-- Goal --
Copy all of the material word for word, except for the pictures.

===== Data provided

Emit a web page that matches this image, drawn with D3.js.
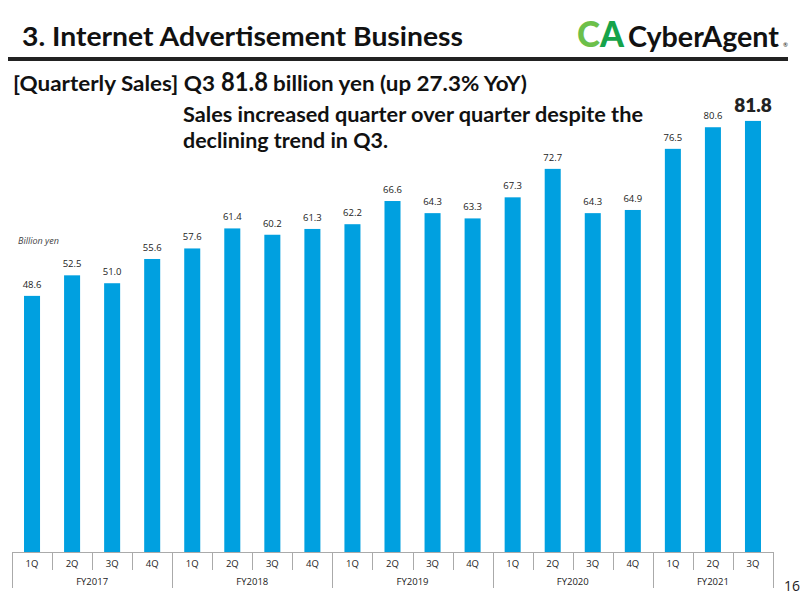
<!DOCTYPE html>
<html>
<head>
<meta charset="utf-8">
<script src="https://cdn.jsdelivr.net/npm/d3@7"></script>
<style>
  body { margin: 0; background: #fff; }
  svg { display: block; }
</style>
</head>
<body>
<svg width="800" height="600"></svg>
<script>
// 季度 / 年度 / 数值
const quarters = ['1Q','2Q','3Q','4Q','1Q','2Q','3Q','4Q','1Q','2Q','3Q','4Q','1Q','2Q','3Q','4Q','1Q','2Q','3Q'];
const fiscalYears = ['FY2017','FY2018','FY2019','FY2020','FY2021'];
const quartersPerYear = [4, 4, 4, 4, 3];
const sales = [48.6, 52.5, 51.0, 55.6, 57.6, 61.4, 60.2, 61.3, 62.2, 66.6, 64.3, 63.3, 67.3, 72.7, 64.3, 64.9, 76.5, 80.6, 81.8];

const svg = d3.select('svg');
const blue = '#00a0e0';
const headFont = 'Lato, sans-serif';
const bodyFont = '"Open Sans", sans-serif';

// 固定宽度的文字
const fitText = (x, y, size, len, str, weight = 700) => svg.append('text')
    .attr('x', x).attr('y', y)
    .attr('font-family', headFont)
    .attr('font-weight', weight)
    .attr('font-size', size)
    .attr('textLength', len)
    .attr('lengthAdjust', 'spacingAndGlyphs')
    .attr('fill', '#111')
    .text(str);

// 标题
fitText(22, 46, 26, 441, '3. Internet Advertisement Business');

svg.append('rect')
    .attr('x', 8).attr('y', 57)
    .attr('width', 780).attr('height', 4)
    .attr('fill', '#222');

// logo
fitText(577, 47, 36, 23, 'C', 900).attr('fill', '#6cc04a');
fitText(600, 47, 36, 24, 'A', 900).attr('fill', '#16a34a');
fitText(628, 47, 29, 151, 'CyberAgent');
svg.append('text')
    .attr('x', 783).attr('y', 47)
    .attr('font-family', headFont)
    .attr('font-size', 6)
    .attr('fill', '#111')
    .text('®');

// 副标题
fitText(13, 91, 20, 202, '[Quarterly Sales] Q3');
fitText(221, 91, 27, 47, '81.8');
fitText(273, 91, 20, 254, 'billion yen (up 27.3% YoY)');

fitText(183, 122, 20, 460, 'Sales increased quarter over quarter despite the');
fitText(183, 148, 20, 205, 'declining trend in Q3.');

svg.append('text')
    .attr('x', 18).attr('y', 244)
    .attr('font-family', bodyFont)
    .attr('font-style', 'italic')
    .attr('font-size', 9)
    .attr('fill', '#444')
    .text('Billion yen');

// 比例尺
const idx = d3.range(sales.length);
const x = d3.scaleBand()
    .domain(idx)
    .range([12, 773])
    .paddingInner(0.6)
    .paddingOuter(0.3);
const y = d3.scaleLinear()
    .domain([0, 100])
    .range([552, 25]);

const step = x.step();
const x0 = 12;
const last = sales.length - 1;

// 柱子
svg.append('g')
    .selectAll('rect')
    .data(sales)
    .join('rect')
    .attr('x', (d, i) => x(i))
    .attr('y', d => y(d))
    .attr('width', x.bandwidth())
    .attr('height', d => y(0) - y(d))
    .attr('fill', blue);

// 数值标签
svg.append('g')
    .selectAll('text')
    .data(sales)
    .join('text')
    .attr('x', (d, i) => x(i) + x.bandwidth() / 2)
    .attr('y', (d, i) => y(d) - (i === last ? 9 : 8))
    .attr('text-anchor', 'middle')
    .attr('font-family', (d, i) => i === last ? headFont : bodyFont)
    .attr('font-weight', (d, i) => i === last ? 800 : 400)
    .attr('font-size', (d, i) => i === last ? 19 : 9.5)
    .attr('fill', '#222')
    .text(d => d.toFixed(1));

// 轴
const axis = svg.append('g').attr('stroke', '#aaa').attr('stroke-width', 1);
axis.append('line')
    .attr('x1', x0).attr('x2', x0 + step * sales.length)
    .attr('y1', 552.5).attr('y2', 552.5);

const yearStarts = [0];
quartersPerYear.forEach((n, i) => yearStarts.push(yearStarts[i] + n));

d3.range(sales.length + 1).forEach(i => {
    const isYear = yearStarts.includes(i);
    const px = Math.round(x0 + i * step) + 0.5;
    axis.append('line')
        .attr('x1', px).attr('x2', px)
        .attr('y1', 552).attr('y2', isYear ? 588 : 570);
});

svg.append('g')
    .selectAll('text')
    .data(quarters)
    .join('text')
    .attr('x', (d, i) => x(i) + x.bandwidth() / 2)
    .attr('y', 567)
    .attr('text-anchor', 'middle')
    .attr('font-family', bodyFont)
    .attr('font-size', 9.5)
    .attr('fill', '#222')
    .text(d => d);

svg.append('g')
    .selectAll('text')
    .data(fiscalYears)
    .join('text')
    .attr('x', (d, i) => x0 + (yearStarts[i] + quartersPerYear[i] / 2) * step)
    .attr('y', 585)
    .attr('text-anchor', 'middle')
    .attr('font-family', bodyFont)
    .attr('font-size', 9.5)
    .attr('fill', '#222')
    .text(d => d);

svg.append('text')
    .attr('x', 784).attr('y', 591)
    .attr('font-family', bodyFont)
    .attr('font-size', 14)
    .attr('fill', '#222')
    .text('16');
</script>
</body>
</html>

==========

-- Solution to this exercise --
Emit a web page that matches this image, drawn with D3.js.
<!DOCTYPE html>
<html>
<head>
<meta charset="utf-8">
<script src="https://cdn.jsdelivr.net/npm/d3@7"></script>
<style>
  body { margin: 0; background: #fff; }
  svg { display: block; }
</style>
</head>
<body>
<svg width="800" height="600"></svg>
<script>
// 季度 / 年度 / 数值
const quarters = ['1Q','2Q','3Q','4Q','1Q','2Q','3Q','4Q','1Q','2Q','3Q','4Q','1Q','2Q','3Q','4Q','1Q','2Q','3Q'];
const fiscalYears = ['FY2017','FY2018','FY2019','FY2020','FY2021'];
const quartersPerYear = [4, 4, 4, 4, 3];
const sales = [48.6, 52.5, 51.0, 55.6, 57.6, 61.4, 60.2, 61.3, 62.2, 66.6, 64.3, 63.3, 67.3, 72.7, 64.3, 64.9, 76.5, 80.6, 81.8];

const svg = d3.select('svg');
const blue = '#00a0e0';
const headFont = 'Lato, sans-serif';
const bodyFont = '"Open Sans", sans-serif';

// 固定宽度的文字
const fitText = (x, y, size, len, str, weight = 700) => svg.append('text')
    .attr('x', x).attr('y', y)
    .attr('font-family', headFont)
    .attr('font-weight', weight)
    .attr('font-size', size)
    .attr('textLength', len)
    .attr('lengthAdjust', 'spacingAndGlyphs')
    .attr('fill', '#111')
    .text(str);

// 标题
fitText(22, 46, 26, 441, '3. Internet Advertisement Business');

svg.append('rect')
    .attr('x', 8).attr('y', 57)
    .attr('width', 780).attr('height', 4)
    .attr('fill', '#222');

// logo
fitText(577, 47, 36, 23, 'C', 900).attr('fill', '#6cc04a');
fitText(600, 47, 36, 24, 'A', 900).attr('fill', '#16a34a');
fitText(628, 47, 29, 151, 'CyberAgent');
svg.append('text')
    .attr('x', 783).attr('y', 47)
    .attr('font-family', headFont)
    .attr('font-size', 6)
    .attr('fill', '#111')
    .text('®');

// 副标题
fitText(13, 91, 20, 202, '[Quarterly Sales] Q3');
fitText(221, 91, 27, 47, '81.8');
fitText(273, 91, 20, 254, 'billion yen (up 27.3% YoY)');

fitText(183, 122, 20, 460, 'Sales increased quarter over quarter despite the');
fitText(183, 148, 20, 205, 'declining trend in Q3.');

svg.append('text')
    .attr('x', 18).attr('y', 244)
    .attr('font-family', bodyFont)
    .attr('font-style', 'italic')
    .attr('font-size', 9)
    .attr('fill', '#444')
    .text('Billion yen');

// 比例尺
const idx = d3.range(sales.length);
const x = d3.scaleBand()
    .domain(idx)
    .range([12, 773])
    .paddingInner(0.6)
    .paddingOuter(0.3);
const y = d3.scaleLinear()
    .domain([0, 100])
    .range([552, 25]);

const step = x.step();
const x0 = 12;
const last = sales.length - 1;

// 柱子
svg.append('g')
    .selectAll('rect')
    .data(sales)
    .join('rect')
    .attr('x', (d, i) => x(i))
    .attr('y', d => y(d))
    .attr('width', x.bandwidth())
    .attr('height', d => y(0) - y(d))
    .attr('fill', blue);

// 数值标签
svg.append('g')
    .selectAll('text')
    .data(sales)
    .join('text')
    .attr('x', (d, i) => x(i) + x.bandwidth() / 2)
    .attr('y', (d, i) => y(d) - (i === last ? 9 : 8))
    .attr('text-anchor', 'middle')
    .attr('font-family', (d, i) => i === last ? headFont : bodyFont)
    .attr('font-weight', (d, i) => i === last ? 800 : 400)
    .attr('font-size', (d, i) => i === last ? 19 : 9.5)
    .attr('fill', '#222')
    .text(d => d.toFixed(1));

// 轴
const axis = svg.append('g').attr('stroke', '#aaa').attr('stroke-width', 1);
axis.append('line')
    .attr('x1', x0).attr('x2', x0 + step * sales.length)
    .attr('y1', 552.5).attr('y2', 552.5);

const yearStarts = [0];
quartersPerYear.forEach((n, i) => yearStarts.push(yearStarts[i] + n));

d3.range(sales.length + 1).forEach(i => {
    const isYear = yearStarts.includes(i);
    const px = Math.round(x0 + i * step) + 0.5;
    axis.append('line')
        .attr('x1', px).attr('x2', px)
        .attr('y1', 552).attr('y2', isYear ? 588 : 570);
});

svg.append('g')
    .selectAll('text')
    .data(quarters)
    .join('text')
    .attr('x', (d, i) => x(i) + x.bandwidth() / 2)
    .attr('y', 567)
    .attr('text-anchor', 'middle')
    .attr('font-family', bodyFont)
    .attr('font-size', 9.5)
    .attr('fill', '#222')
    .text(d => d);

svg.append('g')
    .selectAll('text')
    .data(fiscalYears)
    .join('text')
    .attr('x', (d, i) => x0 + (yearStarts[i] + quartersPerYear[i] / 2) * step)
    .attr('y', 585)
    .attr('text-anchor', 'middle')
    .attr('font-family', bodyFont)
    .attr('font-size', 9.5)
    .attr('fill', '#222')
    .text(d => d);

svg.append('text')
    .attr('x', 784).attr('y', 591)
    .attr('font-family', bodyFont)
    .attr('font-size', 14)
    .attr('fill', '#222')
    .text('16');
</script>
</body>
</html>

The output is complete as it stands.